View Full Version : making smaller sized pictures
redeye81
17th of December 2004 (Fri), 21:21
I have a Canon A70 and I take alot of pictures that I'd like to email or post on the internet. Every time I try to post or email these, I get extremely large pictures with about 1mg of size. My question is, is there a way to make the pictures use less space with settings on the camera. I tried looking it up in the manual, but couldn't find an answer. I guess I want less space used for each picture. If anyone knows how to do this , Help me please.
MilesG
18th of December 2004 (Sat), 02:02
insert your image into photoshop, then go to file save for web and on the right hand side there is a box with different sizes in, play around with the number of pixels and just below the image in the box that will appear is a size!
sorry if i did explain very well but it isnt my strong point!
jrobert
18th of December 2004 (Sat), 07:31
If you're shooting for the internent or e-mail only, you can set the camera to store pictures at a lower resolution and/or with more compression (in shooting mode, press Func and click to the bottom menu-item). You might experiment with these combinations for your typical subjects and shooting conditions.

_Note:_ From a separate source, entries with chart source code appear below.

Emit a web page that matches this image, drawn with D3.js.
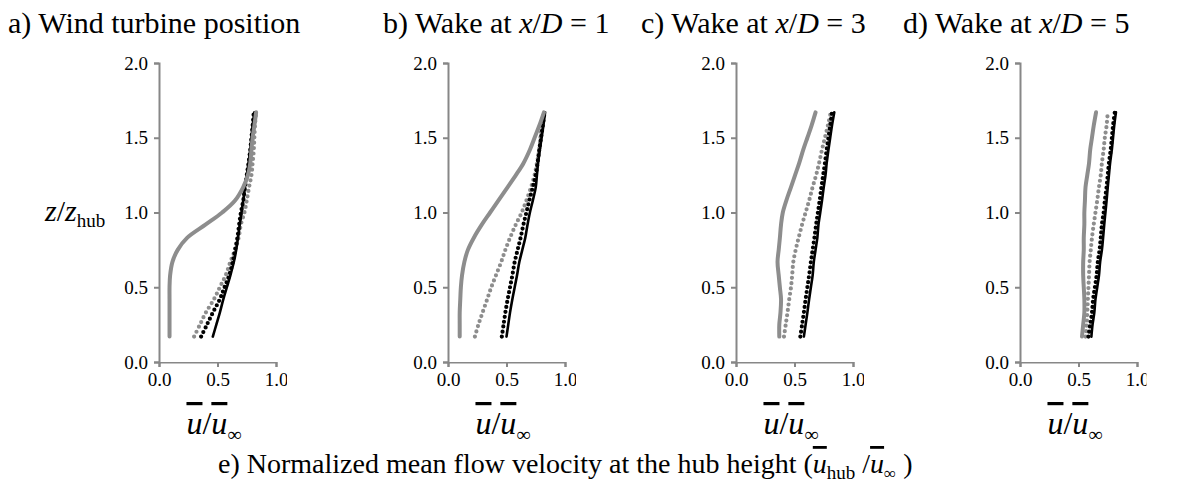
<!DOCTYPE html>
<html><head><meta charset="utf-8">
<script src="https://cdn.jsdelivr.net/npm/d3@7"></script>
<style>
html,body{margin:0;padding:0;background:#fff;}
svg text{font-family:"Liberation Serif","Times New Roman",serif;fill:#000;}
.ov{text-decoration:overline;text-decoration-thickness:1.5px;}
</style></head>
<body><svg id="c" width="1196" height="490"></svg>
<script>
// ---- data ----
const zLevels = [0.17,0.25,0.33,0.42,0.5,0.58,0.67,0.75,0.83,0.92,1.0,1.08,1.17,1.25,1.33,1.42,1.5,1.58,1.67];
const xTicks = [0, 0.5, 1.0];
const yTicks = [0, 0.5, 1.0, 1.5, 2.0];
const panelTitles = ["a) Wind turbine position", "b) Wake at |x|/|D| = 1", "c) Wake at |x|/|D| = 3", "d) Wake at |x|/|D| = 5"];
// gray solid
const grayA  = [0.09,0.09,0.09,0.09,0.09,0.095,0.115,0.16,0.24,0.40,0.54,0.65,0.72,0.76,0.78,0.79,0.80,0.815,0.83];
const grayB  = [0.10,0.10,0.10,0.105,0.11,0.12,0.14,0.17,0.22,0.29,0.36,0.43,0.51,0.58,0.645,0.70,0.74,0.78,0.82];
const grayC  = [0.37,0.37,0.38,0.385,0.375,0.365,0.355,0.365,0.375,0.385,0.40,0.43,0.47,0.505,0.54,0.575,0.61,0.645,0.68];
const grayD  = [0.53,0.54,0.55,0.55,0.545,0.54,0.54,0.545,0.545,0.55,0.55,0.555,0.56,0.575,0.59,0.60,0.615,0.63,0.65];
// gray dotted
const gdotA = [0.30,0.35,0.40,0.47,0.52,0.57,0.61,0.65,0.68,0.70,0.73,0.75,0.77,0.79,0.80,0.81,0.815,0.82,0.83];
const gdotB = [0.23,0.26,0.295,0.335,0.37,0.41,0.455,0.49,0.53,0.58,0.63,0.67,0.71,0.74,0.76,0.78,0.79,0.80,0.82];
const gdotC = [0.41,0.425,0.44,0.455,0.47,0.48,0.49,0.51,0.535,0.565,0.595,0.625,0.655,0.685,0.71,0.735,0.76,0.785,0.81];
const gdotD = [0.56,0.57,0.575,0.58,0.585,0.59,0.595,0.605,0.615,0.63,0.645,0.66,0.675,0.69,0.70,0.715,0.725,0.74,0.75];
// black dotted
const bdotA = [0.36,0.41,0.46,0.52,0.56,0.60,0.63,0.65,0.67,0.685,0.70,0.72,0.735,0.75,0.765,0.78,0.79,0.80,0.81];
const bdotB = [0.46,0.475,0.49,0.51,0.53,0.55,0.57,0.595,0.62,0.645,0.67,0.695,0.725,0.75,0.765,0.78,0.795,0.81,0.825];
const bdotC = [0.55,0.565,0.58,0.595,0.61,0.625,0.64,0.655,0.67,0.685,0.70,0.715,0.73,0.745,0.76,0.775,0.79,0.805,0.82];
const bdotD = [0.585,0.60,0.615,0.625,0.64,0.655,0.665,0.68,0.69,0.70,0.715,0.725,0.74,0.75,0.76,0.775,0.785,0.795,0.81];
// black solid
const blackA = [0.46,0.49,0.52,0.55,0.58,0.61,0.64,0.66,0.675,0.69,0.705,0.72,0.735,0.75,0.765,0.78,0.79,0.80,0.815];
const blackB = [0.50,0.515,0.53,0.55,0.57,0.59,0.61,0.635,0.66,0.68,0.70,0.725,0.75,0.76,0.77,0.785,0.80,0.815,0.83];
const blackC = [0.58,0.595,0.61,0.625,0.64,0.655,0.665,0.68,0.695,0.705,0.72,0.735,0.75,0.765,0.775,0.79,0.805,0.82,0.84];
const blackD = [0.61,0.62,0.635,0.645,0.66,0.675,0.685,0.70,0.71,0.72,0.73,0.74,0.75,0.76,0.77,0.785,0.795,0.805,0.82];

const panels = [
  {title: panelTitles[0], gray: grayA, gdot: gdotA, bdot: bdotA, black: blackA},
  {title: panelTitles[1], gray: grayB, gdot: gdotB, bdot: bdotB, black: blackB},
  {title: panelTitles[2], gray: grayC, gdot: gdotC, bdot: bdotC, black: blackC},
  {title: panelTitles[3], gray: grayD, gdot: gdotD, bdot: bdotD, black: blackD}
];

// ---- layout ----
const svg = d3.select("#c");
const originsX = [159, 448, 736, 1020];
const titleX = [8, 383, 641, 903];
const clipRight = [11, 11, 11, 9.5];
const plotW = 117;
const y = d3.scaleLinear().domain([0, 2]).range([362, 63]);
const axisColor = "#878787";
const gray = "#8d8d8d";
const fmt = d3.format(".1f");
const serif = '"Liberation Serif","Times New Roman",serif';
const defs = svg.append("defs");

function richText(sel, str) {
  str.split("|").forEach((s, i) => {
    if (!s) return;
    const t = sel.append("tspan").text(s);
    if (i % 2 === 1) t.attr("font-style", "italic");
  });
}
function uOverU(sel, size) {
  sel.append("tspan").attr("font-style","italic").attr("class","ov").text("u");
  sel.append("tspan").text("/");
  sel.append("tspan").attr("font-style","italic").attr("class","ov").text("u");
  sel.append("tspan").attr("font-size", size*0.62).attr("dy", size*0.22).text("∞");
}

panels.forEach((p, i) => {
  const x = d3.scaleLinear().domain([0, 1]).range([originsX[i], originsX[i] + plotW]);

  const tt = svg.append("text").attr("x", titleX[i]).attr("y", 33).attr("font-size", 30).attr("font-family", serif);
  richText(tt, p.title);

  defs.append("clipPath").attr("id", "clx" + i).append("rect")
    .attr("x", originsX[i] - 40).attr("y", 0).attr("width", plotW + 40 + clipRight[i]).attr("height", 490);

  const gx = svg.append("g").attr("transform", `translate(0,${y(0)})`).attr("clip-path", `url(#clx${i})`)
    .call(d3.axisBottom(x).tickValues(xTicks).tickFormat(fmt).tickSizeOuter(0).tickSize(5).tickPadding(6));
  const gy = svg.append("g").attr("transform", `translate(${originsX[i]},0)`)
    .call(d3.axisLeft(y).tickValues(yTicks).tickFormat(fmt).tickSizeOuter(0).tickSize(5).tickPadding(6));
  [gx, gy].forEach(g => {
    g.attr("font-family", serif);
    g.select(".domain").attr("stroke", axisColor).attr("stroke-width", 2);
    g.selectAll(".tick line").attr("stroke", axisColor).attr("stroke-width", 2);
    g.selectAll(".tick text").attr("font-size", 19).attr("font-family", serif).attr("fill", "#000");
  });

  const line = d3.line().x(d => x(d[0])).y(d => y(d[1])).curve(d3.curveCatmullRom.alpha(0.5));
  const pts = arr => arr.map((u, k) => [u, zLevels[k]]);

  svg.append("path").attr("d", line(pts(p.gdot))).attr("fill","none")
    .attr("stroke", gray).attr("stroke-width", 4.2).attr("stroke-linecap","round").attr("stroke-dasharray","0 5.4");
  svg.append("path").attr("d", line(pts(p.bdot))).attr("fill","none")
    .attr("stroke", "#000").attr("stroke-width", 4.2).attr("stroke-linecap","round").attr("stroke-dasharray","0 5");
  svg.append("path").attr("d", line(pts(p.black))).attr("fill","none")
    .attr("stroke", "#000").attr("stroke-width", 2.6).attr("stroke-linecap","round");
  svg.append("path").attr("d", line(pts(p.gray))).attr("fill","none")
    .attr("stroke", gray).attr("stroke-width", 4).attr("stroke-linecap","round");

  const xl = svg.append("text").attr("x", originsX[i] + plotW * 0.47).attr("y", 434)
    .attr("text-anchor","middle").attr("font-size", 32).attr("font-family", serif);
  uOverU(xl, 32);
});

// y label
const yl = svg.append("text").attr("x", 45).attr("y", 221).attr("font-size", 30).attr("font-family", serif);
yl.append("tspan").attr("font-style","italic").text("z");
yl.append("tspan").text("/");
yl.append("tspan").attr("font-style","italic").text("z");
yl.append("tspan").attr("font-size", 19).attr("dy", 6).text("hub");

// caption
const cap = svg.append("text").attr("x", 218).attr("y", 473).attr("font-size", 28).attr("font-family", serif);
cap.append("tspan").text("e) Normalized mean flow velocity at the hub height (");
cap.append("tspan").attr("font-style","italic").attr("class","ov").text("u");
cap.append("tspan").attr("font-size", 19).attr("dy", 6).text("hub");
cap.append("tspan").attr("dy", -6).text(" /");
cap.append("tspan").attr("font-style","italic").attr("class","ov").text("u");
cap.append("tspan").attr("font-size", 17).attr("dy", 6).text("∞");
cap.append("tspan").attr("dy", -6).text(" )");
</script></body></html>
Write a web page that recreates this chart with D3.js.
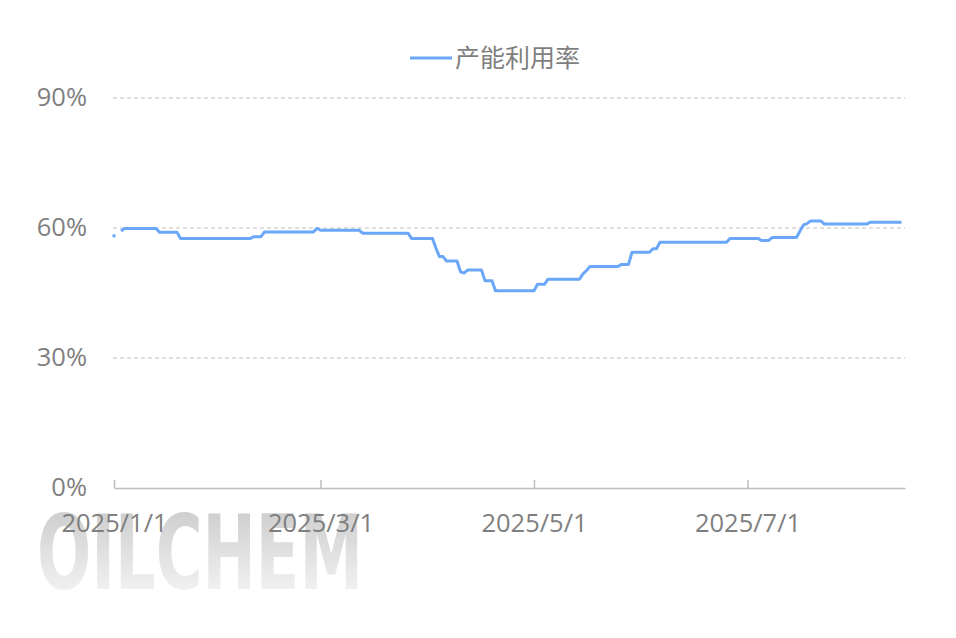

This is quicker for you (but with a downside): the camera will do the work for you, your card will hold many more photos, perhaps several times as many, and offloading them from the camera will be faster. The downside, compared to post-processing them yourself, as MilesG suggested, is that you get what you get - all you'll have is the smaller picture. You won't have a full-sized original to reduce or compress in different ways until you like it, or to process to several different sizes for different uses.
-jeff-
Don Schaeffer
18th of December 2004 (Sat), 10:45
Most photo software have a frame size or resize frame option. Make sure you check the box that says something like "retain proportions." Make sure the measurement is in pixels. Make the larger dimension 640 pixels (instead of whatever it was) and let the smaller dimension take whatever number it takes. Resave the photo (I like to mark the smaller version with an SM at the end of the name). Sometimes you might want to enhance the sharpness a little.
redeye81
19th of December 2004 (Sun), 05:28
Thanks for all the information. I'll start experimenting with these suggestions with my Holiday pictures. I have several different photo programs, so I'm sure one will serve my purposes.
Happy Holidays
scott
bosamar
19th of December 2004 (Sun), 08:58
Also know that with JPG you usually set the compression to whatevery you want. Compression will make the image smaller in size. Many programs will have a built-in optimizer program to make your pix smaller.
There are tons of great programs out there that will resize and compress your JPGs. My personal favorite is Paint Shop Pro.
LowTechMan
21st of December 2004 (Tue), 17:18
If it's just for email an easy no brainer way is to open paint. Go to "file" and open the picture. Click "image > stretch skew" choose the percent of the original sized photo that you want. Click "edit > save as" and give it a new file name and you now have a smaller picture.